::: Collected material
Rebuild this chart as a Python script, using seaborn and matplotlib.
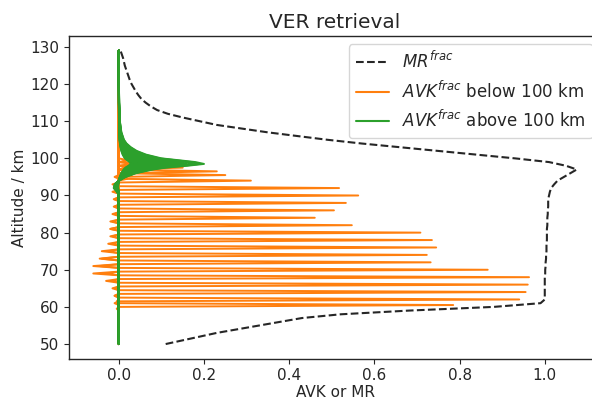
import numpy as np
import pandas as pd
import matplotlib
matplotlib.use("Agg")
import matplotlib.pyplot as plt
from matplotlib.lines import Line2D
import seaborn as sns

# ---------------- data ----------------
mr_alt = list(range(50, 130))
mr_frac = [0.11, 0.15, 0.19, 0.23, 0.28, 0.33, 0.38, 0.43, 0.52, 0.68,   # 50-59
           0.88, 0.99, 1.0, 1.0, 1.0, 1.0, 1.0, 1.0, 1.0, 1.001,          # 60-69
           1.001, 1.002, 1.002, 1.003, 1.003, 1.004, 1.004, 1.004, 1.005, 1.005,  # 70-79
           1.005, 1.005, 1.006, 1.006, 1.006, 1.007, 1.007, 1.008, 1.008, 1.008,  # 80-89
           1.01, 1.012, 1.015, 1.022, 1.03, 1.045, 1.06, 1.075, 1.05, 1.01,       # 90-99
           0.93, 0.84, 0.75, 0.66, 0.57, 0.49, 0.42, 0.35, 0.29, 0.23,           # 100-109
           0.19, 0.15, 0.115, 0.09, 0.075, 0.063, 0.053, 0.046, 0.04, 0.035,     # 110-119
           0.03, 0.026, 0.023, 0.02, 0.017, 0.014, 0.012, 0.01, 0.007, 0.004]    # 120-129

# AVK rows below 100 km: peak altitude, peak value, side-lobe value
avk_low_alt = [60.5, 62, 64, 66, 68, 70, 72, 74, 76, 78, 80, 82, 84, 86, 88, 90, 92,
               94, 95.5, 96.5, 97.5, 98.5]
avk_low_peak = [0.785, 0.94, 0.955, 0.96, 0.963, 0.866, 0.732, 0.723, 0.745, 0.735,
                0.708, 0.547, 0.46, 0.505, 0.533, 0.562, 0.517,
                0.31, 0.25, 0.23, 0.15, 0.08]
avk_low_lobe = [-0.005, -0.01, -0.01, -0.015, -0.03, -0.06, -0.045, -0.04, -0.025, -0.015,
                -0.02, -0.02, -0.015, -0.01, -0.012, -0.01, -0.015,
                -0.01, 0.02, 0.03, 0.03, 0.02]

# AVK rows above 100 km: common normalised profile and the peak of each row
avk_high_rows = list(range(100, 130))
avk_high_peak = [0.20, 0.19, 0.175, 0.16, 0.15, 0.14, 0.13, 0.12, 0.11, 0.105,
                 0.10, 0.095, 0.09, 0.085, 0.08, 0.075, 0.07, 0.066, 0.062, 0.058,
                 0.055, 0.052, 0.049, 0.046, 0.043, 0.04, 0.037, 0.034, 0.031, 0.028]
prof_alt = [50, 90, 91, 92, 93, 94, 95, 96, 97, 97.5, 98, 98.5, 99, 99.5, 100,
            101, 102, 103, 104, 105, 107, 110, 115, 120, 129]
prof_val = [0, 0, -0.02, -0.06, -0.05, 0.0, 0.08, 0.2, 0.4, 0.55, 0.8, 1.0, 0.9, 0.7, 0.5,
            0.32, 0.21, 0.14, 0.09, 0.06, 0.03, 0.012, 0.004, 0.001, 0.0]

# ---------------- build long tables ----------------
rows = []
for k, (a, p, l) in enumerate(zip(avk_low_alt, avk_low_peak, avk_low_lobe)):
    alts = [50, a - 1.5, a - 1, a - 0.5, a, a + 0.5, a + 1, a + 1.5, 129]
    vals = [0, 0, l, 0, p, 0, l, 0, 0]
    for z, v in zip(alts, vals):
        rows.append(dict(kernel=k, alt=z, avk=v))
df_low = pd.DataFrame(rows)

rows = []
for k, (r, p) in enumerate(zip(avk_high_rows, avk_high_peak)):
    for z, v in zip(prof_alt, prof_val):
        rows.append(dict(kernel=k, alt=z, avk=p * v))
df_high = pd.DataFrame(rows)

df_mr = pd.DataFrame(dict(alt=mr_alt, mr=mr_frac))

# ---------------- plot ----------------
sns.set_style("ticks")
plt.rcParams["font.family"] = ["DejaVu Sans"]
plt.rcParams["mathtext.fontset"] = "dejavusans"

fig = plt.figure(figsize=(5.92, 4.01), dpi=100)
ax = fig.add_axes([69 / 592, 1 - 358.7 / 401, (601 - 69) / 592, (358.7 - 36) / 401])

sns.lineplot(data=df_mr, x="mr", y="alt", orient="y", sort=False, ax=ax,
             color="#262626", linestyle=(0, (3.7, 1.6)), lw=1.5, legend=False)
sns.lineplot(data=df_low, x="avk", y="alt", units="kernel", estimator=None,
             orient="y", sort=False, ax=ax, color="#ff7f0e", lw=1.4, legend=False)
sns.lineplot(data=df_high, x="avk", y="alt", units="kernel", estimator=None,
             orient="y", sort=False, ax=ax, color="#2ca02c", lw=1.4, legend=False)

ax.set_xlim(-0.117, 1.132)
ax.set_ylim(46.05, 132.95)
ax.set_xticks([0.0, 0.2, 0.4, 0.6, 0.8, 1.0])
ax.set_yticks([50, 60, 70, 80, 90, 100, 110, 120, 130])
ax.tick_params(labelsize=11, colors="#262626")
for s in ax.spines.values():
    s.set_color("#262626")
    s.set_linewidth(1.0)
ax.set_xlabel("AVK or MR", fontsize=11, labelpad=1)
ax.set_ylabel("Altitude / km", fontsize=11, labelpad=2)
ax.set_title("VER retrieval", fontsize=14.5)

handles = [Line2D([], [], color="#262626", linestyle=(0, (3.7, 1.6)), lw=1.5),
           Line2D([], [], color="#ff7f0e", lw=1.5),
           Line2D([], [], color="#2ca02c", lw=1.5)]
labels = [r"$MR^{frac}$", r"$AVK^{frac}$ below 100 km", r"$AVK^{frac}$ above 100 km"]
ax.legend(handles, labels, loc="upper right", fontsize=12, frameon=True,
          framealpha=0.8, edgecolor="0.8", fancybox=True)

fig.savefig("out.png", dpi=100)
::::::
*Exercise*
Give again exactly the lines running from the beginning of the material above through the line that contains "0.01, 0.007, 0.004]", and leave out every picture.

*Answer to the task*
Rebuild this chart as a Python script, using seaborn and matplotlib.
import numpy as np
import pandas as pd
import matplotlib
matplotlib.use("Agg")
import matplotlib.pyplot as plt
from matplotlib.lines import Line2D
import seaborn as sns

# ---------------- data ----------------
mr_alt = list(range(50, 130))
mr_frac = [0.11, 0.15, 0.19, 0.23, 0.28, 0.33, 0.38, 0.43, 0.52, 0.68,   # 50-59
           0.88, 0.99, 1.0, 1.0, 1.0, 1.0, 1.0, 1.0, 1.0, 1.001,          # 60-69
           1.001, 1.002, 1.002, 1.003, 1.003, 1.004, 1.004, 1.004, 1.005, 1.005,  # 70-79
           1.005, 1.005, 1.006, 1.006, 1.006, 1.007, 1.007, 1.008, 1.008, 1.008,  # 80-89
           1.01, 1.012, 1.015, 1.022, 1.03, 1.045, 1.06, 1.075, 1.05, 1.01,       # 90-99
           0.93, 0.84, 0.75, 0.66, 0.57, 0.49, 0.42, 0.35, 0.29, 0.23,           # 100-109
           0.19, 0.15, 0.115, 0.09, 0.075, 0.063, 0.053, 0.046, 0.04, 0.035,     # 110-119
           0.03, 0.026, 0.023, 0.02, 0.017, 0.014, 0.012, 0.01, 0.007, 0.004]    # 120-129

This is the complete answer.